In this part of his series on strategic internet marketing in B2B, Sanjay Sauldie looks at the navigation of a website. Navigation is an important sticking point for search engines and for people. The expert for internet marketing shows how to create an optimal navigation structure for your website in 7 steps.
Step 1: How to get good navigation
Do you know Post-Its? Yes, those little yellow pieces of paper that you can pin almost anywhere. Take them in sufficient quantity and start brainstorming all the topics that should have a place on your website and write them randomly on these pieces of paper. If you like, get your team or good friends involved as well. This work has to be done once, because the more ideas that come in, the more time you will save later and you won’t have to restructure. So now collect all the topics, headings and write them on the yellow slips of paper, one topic per slip.
Step 2: The law of 7 decisions
My clients love to take a big table and lay out a big sheet there. On this sheet, draw a table with 7 columns. Perceptual psychologists have found that users consider up to 7 alternatives acceptable when making decisions, anything above that creates stress. Websites of companies with more than 7 headings (links) in the main navigation have a particularly hard time being perceived by the target group.
Now distribute the Stick-Its in these columns, according to generic terms and subtopics. Play a little and let someone join in. This is fun and at the same time you ensure that not only your logic (you as an expert are thematically pre-loaded, your visitor may not be!) prevails.

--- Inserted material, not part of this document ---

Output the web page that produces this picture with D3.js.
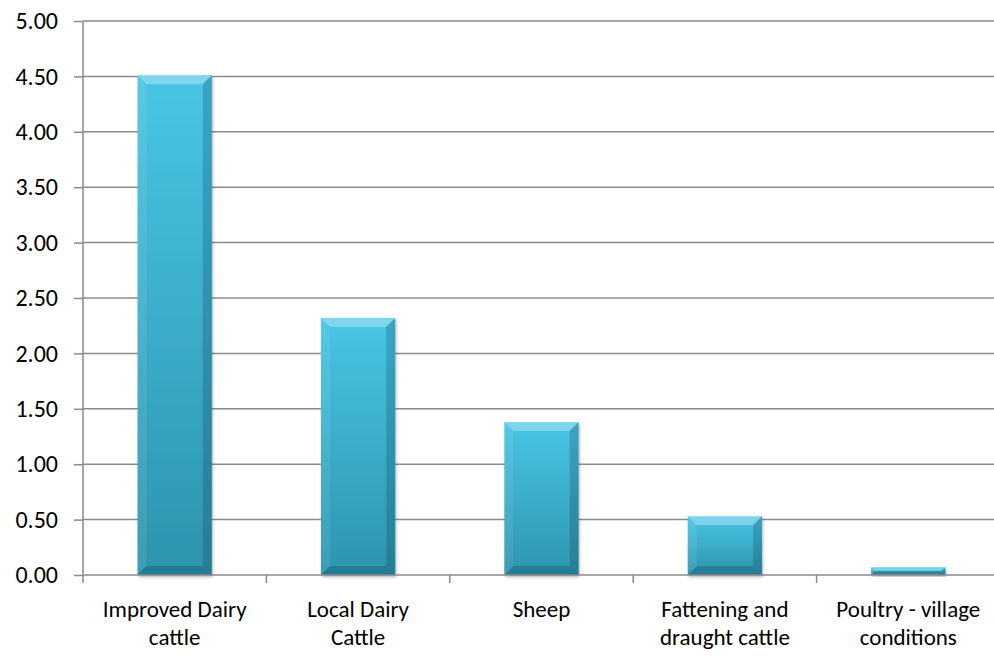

When you have distributed all the slips of paper, look at your work and sort until you are really satisfied. Please just take your time for this. It’s worth it, even if your website might have to be rebuilt. But you should not think about that just yet.
Step 3: Naming the main sections
Do you know websites whose main categories make you wonder? Often you will find websites of even renowned companies on the net where you cannot navigate well. Click here. Self-explanatory?
Make sure that your rubrics support two essential features:
- Clear labelling for people to find their way around.
- Try to include key terms in the main navigation.
Search engines rank text that appears in the navigation higher. Google recognises in the source text which text is a link and pays up to three times more attention to the words in the link text than normal text. The navigation is therefore an ideal place to place your main search terms.